When I wasn’t scoping out the research possibilities, I was fending off the advances of one of the staff members at the backpackers: a Rastafarian who drinks and eats meat and who spent much of the time telling me how much he liked me. I didn’t want to offend him because, quite frankly, he’s a useful informant. In addition to greeting the arrivals at the bus depot, he mans a storefront from which he sells sodas, and therefore attracts various locals throughout the day. A lot of the information I got about the aforementioned controversy, as well as some local opinion on the German charity, came from hanging out on the front porch of the store. But I did try to make myself very clear that I was only interested in friendship.
I’m fairly certain that he moved on to the next lonely female traveler as soon as I departed, although he has tried calling me a few times.
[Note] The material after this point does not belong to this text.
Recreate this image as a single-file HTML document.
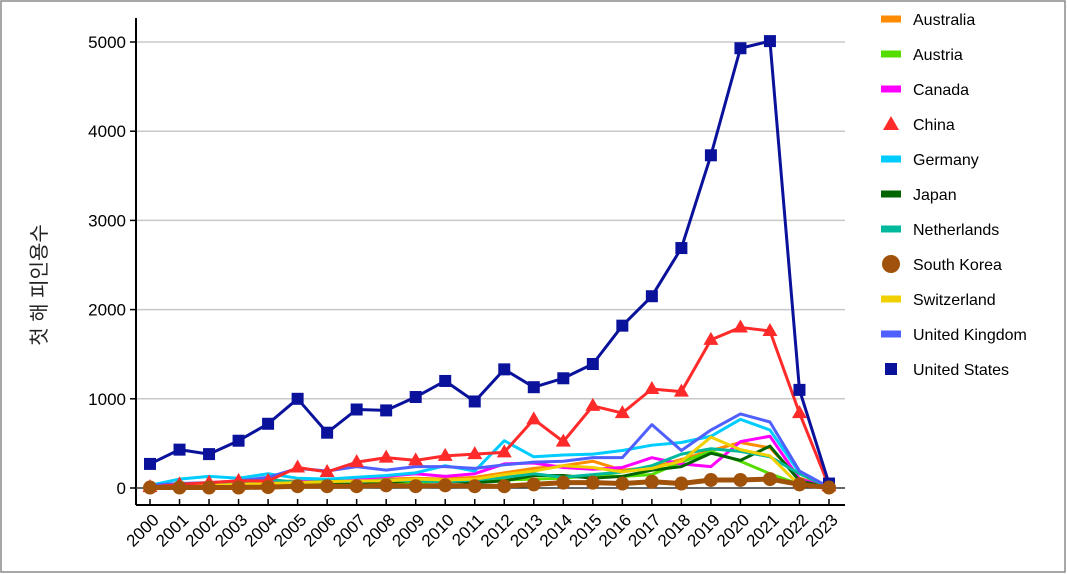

Returning to Zomba involved another fun adventure at the bus depot. This time, I was told that the bus would depart at 3:00 am. I arranged with my Rasta boy to have him accompany me to the depot because (1) hadn’t brought a torch with me and (2) even with a torch, I didn’t love the idea of walking the rather isolated road from the backpackers to town. He, of course, didn’t show up at our arranged meeting time, so I had to rouse half the lodge to find him. We finally get to the depot a little after 3:00---and find out that the bus doesn’t depart until 4:00. In fact, the driver wasn’t even there and the bus wasn’t yet open to passengers. So I got to spend another half hour on the porch of the storefront, listening to a very drunk and high Rasta boy tell me how much he liked me.
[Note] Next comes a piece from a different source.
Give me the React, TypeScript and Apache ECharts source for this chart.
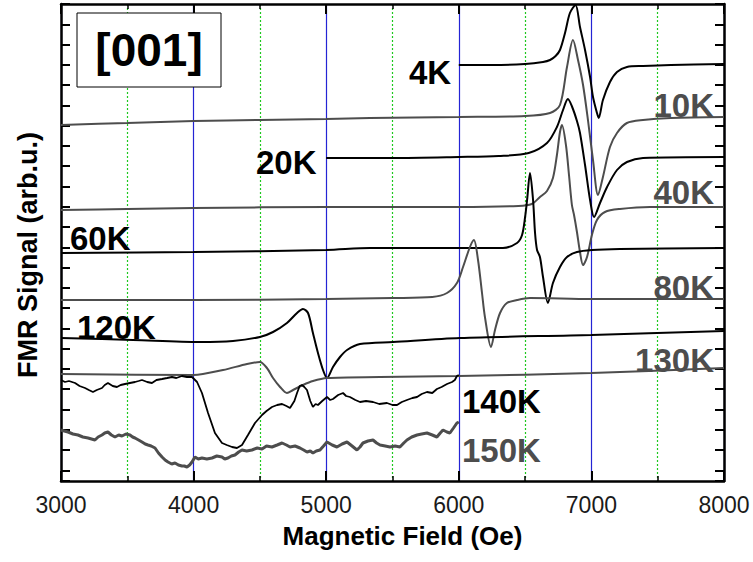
import React, { useEffect, useRef } from "react";
import * as echarts from "echarts";

// ---------- data (field in Oe, signal in arb. units incl. vertical offset) ----------
const fieldRange = [3000, 8000];
const fieldTickStep = 1000;
const signalRange = [0, 477];

const curveNames = ["4K", "10K", "20K", "40K", "60K", "80K", "120K", "130K", "140K", "150K"];

const c4K = [
  [6000, 416], [6250, 416], [6500, 417], [6635, 419], [6688, 421], [6730, 425], [6763, 431],
  [6801, 448], [6838, 468], [6880, 476], [6914, 454], [6952, 431], [6990, 404], [7012, 384],
  [7042, 368], [7055, 363], [7087, 381], [7140, 399], [7193, 409], [7268, 414], [7389, 415],
  [7600, 416], [8000, 417],
];
const c10K = [
  [3000, 356], [3500, 358], [4000, 360], [4500, 361], [5000, 362], [5330, 363], [6000, 364],
  [6500, 365], [6688, 368], [6763, 376], [6816, 414], [6861, 441], [6899, 421], [6937, 396],
  [6974, 361], [7012, 321], [7050, 286], [7087, 304], [7140, 334], [7193, 348], [7268, 358],
  [7389, 361], [7600, 363], [8000, 364],
];
const c20K = [
  [5000, 323], [5500, 323], [6000, 324], [6300, 325], [6527, 328], [6665, 338], [6740, 354],
  [6786, 371], [6823, 382], [6855, 374], [6891, 360], [6914, 348], [6952, 316], [6990, 281],
  [7020, 264], [7065, 278], [7118, 294], [7193, 311], [7268, 319], [7389, 323], [8000, 324],
];
const c40K = [
  [3000, 271], [3500, 272], [4000, 273], [5000, 274], [6000, 274], [6450, 275], [6550, 277],
  [6612, 284], [6665, 290], [6710, 303], [6740, 326], [6763, 349], [6778, 356], [6808, 336],
  [6831, 306], [6853, 276], [6869, 266], [6891, 249], [6914, 229], [6937, 216], [6967, 224],
  [7004, 246], [7042, 261], [7102, 269], [7215, 272], [7442, 274], [8000, 274],
];
const c60K = [
  [3000, 228], [4000, 229], [5000, 231], [5330, 233], [6000, 233], [6333, 233], [6439, 238],
  [6477, 246], [6500, 264], [6515, 281], [6537, 308], [6560, 281], [6575, 248], [6590, 231],
  [6612, 224], [6635, 204], [6672, 178], [6710, 198], [6763, 214], [6816, 224], [6891, 229],
  [7004, 231], [7215, 232], [8000, 233],
];
const c80K = [
  [3000, 181], [4000, 181], [5000, 182], [5500, 183], [5800, 184], [5911, 188], [5986, 198],
  [6032, 214], [6084, 234], [6114, 241], [6145, 221], [6175, 188], [6197, 164], [6243, 134],
  [6273, 151], [6311, 168], [6363, 178], [6439, 181], [6537, 183], [7000, 182], [8000, 182],
];
const c120K = [
  [3000, 143], [3543, 141], [4048, 139], [4297, 140], [4500, 144], [4599, 149], [4704, 158],
  [4780, 168], [4825, 172], [4863, 168], [4900, 148], [4938, 128], [4976, 111], [5006, 103],
  [5051, 114], [5104, 124], [5157, 131], [5255, 137], [5504, 139], [6009, 143], [7000, 146],
  [8000, 150],
];
const c130K = [
  [3000, 107], [4000, 106], [4222, 111], [4403, 117], [4500, 119], [4553, 113], [4599, 103],
  [4652, 94], [4704, 88], [4750, 91], [4825, 96], [4900, 100], [5006, 103], [5406, 104],
  [6000, 105], [7000, 108], [8000, 113],
];
const c140K = [
  [3000, 101], [3030, 99], [3060, 100], [3106, 98], [3140, 95], [3181, 93], [3210, 91],
  [3241, 89], [3270, 91], [3309, 93], [3330, 96], [3354, 98], [3390, 95], [3422, 94],
  [3450, 96], [3483, 97], [3520, 98], [3558, 99], [3585, 100], [3611, 101], [3650, 99],
  [3686, 98], [3720, 101], [3762, 102], [3800, 103], [3837, 104], [3870, 103], [3912, 105],
  [3950, 104], [3988, 104], [4026, 99], [4063, 88], [4109, 68], [4161, 48], [4214, 38],
  [4250, 36], [4290, 34], [4327, 33], [4365, 36], [4410, 46], [4463, 58], [4516, 66],
  [4550, 70], [4591, 74], [4630, 76], [4667, 77], [4700, 75], [4727, 73], [4760, 80],
  [4780, 88], [4800, 95], [4817, 96], [4835, 94], [4855, 91], [4880, 80], [4900, 74],
  [4920, 77], [4938, 76], [4970, 80], [5006, 84], [5030, 81], [5051, 82], [5090, 86],
  [5127, 88], [5150, 85], [5179, 84], [5220, 81], [5255, 79], [5300, 80], [5353, 79],
  [5400, 77], [5458, 78], [5500, 76], [5534, 76], [5570, 79], [5609, 81], [5650, 83],
  [5685, 84], [5720, 87], [5760, 89], [5800, 88], [5835, 92], [5870, 94], [5911, 97],
  [5949, 99], [5970, 101], [5986, 105], [6000, 106],
];
const c150K = [
  [3000, 51], [3025, 50], [3053, 49], [3090, 47], [3128, 46], [3165, 44], [3204, 43],
  [3230, 42], [3256, 41], [3280, 44], [3309, 46], [3330, 48], [3354, 49], [3380, 46],
  [3407, 44], [3435, 46], [3460, 45], [3490, 47], [3520, 46], [3540, 44], [3558, 43],
  [3585, 41], [3611, 39], [3635, 37], [3656, 36], [3680, 35], [3709, 33], [3735, 28],
  [3762, 24], [3785, 21], [3807, 19], [3835, 17], [3860, 18], [3885, 16], [3912, 15],
  [3930, 15], [3950, 14], [3970, 16], [3988, 19], [4010, 24], [4035, 22], [4063, 23],
  [4100, 22], [4139, 23], [4175, 25], [4214, 24], [4235, 22], [4259, 23], [4285, 25],
  [4312, 26], [4340, 29], [4365, 31], [4400, 30], [4440, 31], [4480, 33], [4516, 32],
  [4550, 35], [4591, 34], [4630, 36], [4667, 38], [4700, 36], [4727, 34], [4765, 35],
  [4802, 33], [4830, 31], [4855, 29], [4880, 30], [4900, 28], [4925, 30], [4953, 31],
  [4980, 35], [5006, 39], [5045, 36], [5081, 34], [5120, 37], [5157, 39], [5195, 35],
  [5232, 31], [5255, 34], [5277, 38], [5315, 40], [5353, 41], [5380, 38], [5406, 36],
  [5445, 35], [5481, 34], [5520, 35], [5556, 34], [5585, 38], [5609, 41], [5645, 44],
  [5685, 46], [5720, 47], [5760, 48], [5800, 46], [5835, 44], [5860, 48], [5881, 51],
  [5910, 49], [5933, 48], [5960, 53], [5986, 58], [6000, 59],
];
const curveData = [c4K, c10K, c20K, c40K, c60K, c80K, c120K, c130K, c140K, c150K];

// ---------- styling ----------
const BLACK = "#000000";
const GRAY = "#4d4d4d";
const FONT = '"Liberation Sans", Arial, Helvetica, sans-serif';
const curveColor = [BLACK, GRAY, BLACK, GRAY, BLACK, GRAY, BLACK, GRAY, BLACK, GRAY];
const curveWidth = [2, 2, 2, 2, 2, 2, 2, 2, 1.8, 3];
const curveSmooth = [0.3, 0.3, 0.3, 0.3, 0.3, 0.3, 0.3, 0.3, 0, 0];

// label placement (pixels) — annotations next to each trace
const labelPos: Record<string, [number, number, "left" | "right"]> = {
  "4K": [409, 72, "left"],
  "10K": [714, 105, "right"],
  "20K": [256, 162, "left"],
  "40K": [714, 192, "right"],
  "60K": [70, 238, "left"],
  "80K": [714, 287, "right"],
  "120K": [77, 327, "left"],
  "130K": [714, 360, "right"],
  "140K": [462, 401, "left"],
  "150K": [462, 450, "left"],
};

const GRID = { left: 61, right: 29, top: 4, bottom: 81 };
const tickUnits = 23.53; // left/right tick axis: 1 tick per unit, counted from the top

export default function App() {
  const ref = useRef<HTMLDivElement>(null);

  useEffect(() => {
    if (!ref.current) return;
    const chart = echarts.init(ref.current, undefined, { renderer: "svg" });

    const series: any[] = curveNames.map((name, i) => ({
      name,
      type: "line",
      data: curveData[i],
      xAxisIndex: 0,
      yAxisIndex: 0,
      showSymbol: false,
      symbol: "none",
      smooth: curveSmooth[i],
      lineStyle: { color: curveColor[i], width: curveWidth[i] },
      z: 3,
      silent: true,
    }));

    const texts: any[] = curveNames.map((name, i) => {
      const [x, y, align] = labelPos[name];
      return {
        type: "text",
        x,
        y,
        z: 50,
        style: {
          text: name,
          fill: curveColor[i],
          font: `bold 33px ${FONT}`,
          align,
          verticalAlign: "middle",
          textAlign: align,
          textVerticalAlign: "middle",
        },
      };
    });

    const frameLine = { show: true, lineStyle: { color: "#000", width: 2.5 } };

    chart.setOption({
      animation: false,
      backgroundColor: "#ffffff",
      grid: { ...GRID, containLabel: false },
      xAxis: [
        {
          type: "value",
          position: "bottom",
          min: fieldRange[0],
          max: fieldRange[1],
          interval: fieldTickStep,
          axisLine: frameLine,
          axisTick: { show: true, inside: true, length: 10, lineStyle: { color: "#000", width: 2 } },
          minorTick: { show: true, splitNumber: 2, length: 5, lineStyle: { color: "#000", width: 1.5 } },
          axisLabel: {
            show: true,
            fontSize: 23,
            color: "#1a1a1a",
            fontFamily: FONT,
            margin: 12,
            formatter: (v: number) => String(v),
          },
          splitLine: { show: true, lineStyle: { color: "#2424d4", width: 1.2, opacity: 1 } },
          minorSplitLine: { show: true, lineStyle: { color: "#1fc81f", width: 1.2, type: [2, 2], opacity: 1 } },
          name: "Magnetic Field (Oe)",
          nameLocation: "middle",
          nameGap: 42,
          nameTextStyle: {
            fontSize: 26,
            fontWeight: "bold",
            color: "#000",
            fontFamily: FONT,
            padding: [0, 0, 0, 20],
          },
        },
        {
          type: "value",
          position: "top",
          min: fieldRange[0],
          max: fieldRange[1],
          interval: fieldTickStep,
          axisLine: frameLine,
          axisTick: { show: true, inside: true, length: 10, lineStyle: { color: "#000", width: 2 } },
          minorTick: { show: true, splitNumber: 2, length: 5, lineStyle: { color: "#000", width: 1.5 } },
          axisLabel: { show: false },
          splitLine: { show: false },
          minorSplitLine: { show: false },
        },
      ],
      yAxis: [
        {
          type: "value",
          position: "left",
          min: signalRange[0],
          max: signalRange[1],
          axisLine: frameLine,
          axisTick: { show: false },
          axisLabel: { show: false },
          splitLine: { show: false },
        },
        {
          type: "value",
          position: "left",
          inverse: true,
          min: 0,
          max: tickUnits,
          interval: 1,
          axisLine: { show: false },
          axisTick: { show: true, inside: true, length: 9, lineStyle: { color: "#000", width: 2 } },
          axisLabel: { show: false },
          splitLine: { show: false },
        },
        {
          type: "value",
          position: "right",
          inverse: true,
          min: 0,
          max: tickUnits,
          interval: 1,
          axisLine: frameLine,
          axisTick: { show: true, inside: true, length: 9, lineStyle: { color: "#000", width: 2 } },
          axisLabel: { show: false },
          splitLine: { show: false },
        },
      ],
      series,
      graphic: [
        {
          type: "text",
          x: 28,
          y: 255,
          rotation: Math.PI / 2,
          z: 50,
          style: {
            text: "FMR Signal (arb.u.)",
            fill: "#000",
            font: `bold 27px ${FONT}`,
            align: "center",
            verticalAlign: "middle",
            textAlign: "center",
            textVerticalAlign: "middle",
          },
        },
        {
          type: "rect",
          z: 40,
          shape: { x: 77, y: 13, width: 144, height: 74 },
          style: { fill: "#ffffff", stroke: "#000", lineWidth: 1 },
        },
        {
          type: "text",
          x: 149,
          y: 50,
          z: 41,
          style: {
            text: "[001]",
            fill: "#000",
            font: `bold 46px ${FONT}`,
            align: "center",
            verticalAlign: "middle",
            textAlign: "center",
            textVerticalAlign: "middle",
          },
        },
        ...texts,
      ],
    });

    return () => chart.dispose();
  }, []);

  return (
    <div
      ref={ref}
      style={{ position: "fixed", left: 0, top: 0, width: 753, height: 562, background: "#fff" }}
    />
  );
}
The bus actually left on time, even though it was only about half full. But it then stopped about every quarter of a mile to pick up passengers along the road. Every one of whom seemed to be carrying the entirety of their worldly goods with them, requiring a good ten to fifteen minutes at each stop to load luggage. I was lucky to keep my seat to myself for about the first hour, until a woman with a very fussy---and very stinky---baby plopped herself, her baby, and her live chicken into the seat next to me---and into about half of my seat. I spent the remaining four hours alternating between cat-naps and passive-aggressive battle for space.
I got back to Zomba; slept for half a day; took a long, hot shower to scrub off the sand and grit; and steeled myself for another week of volunteer hunting.
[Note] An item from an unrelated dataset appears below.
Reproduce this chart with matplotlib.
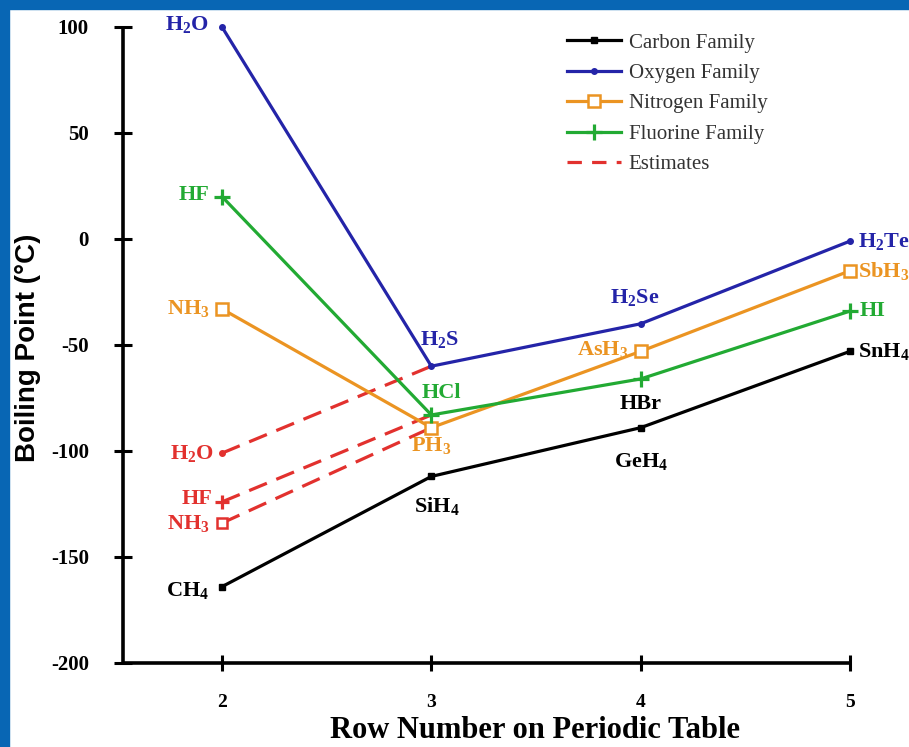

Next Up: Wild Goose Chases and Other Adventures
2 Comments:
Your transport travails are eerily similar to experiences I've had in the Philippines. I'm really enjoying your entries---but they're kind of making me dread fieldwork!
It sounds like you're making good progress, even if you're encountering unexpected circumstances.
Keep on keepin' on!
-N
Whew, adventures! The dust and dirt would get old pretty quickly, I suspect. . . And I have no insights about tips staying clean--most of the backpackers I saw in Moscow were pretty grungy. I feel like I do all right on short trips, but once the clothes get dirty that's pretty much the end of any hope of feeling presentable.
And you will find your people! These trials are just fodder for your first couple of "entering the field" pages.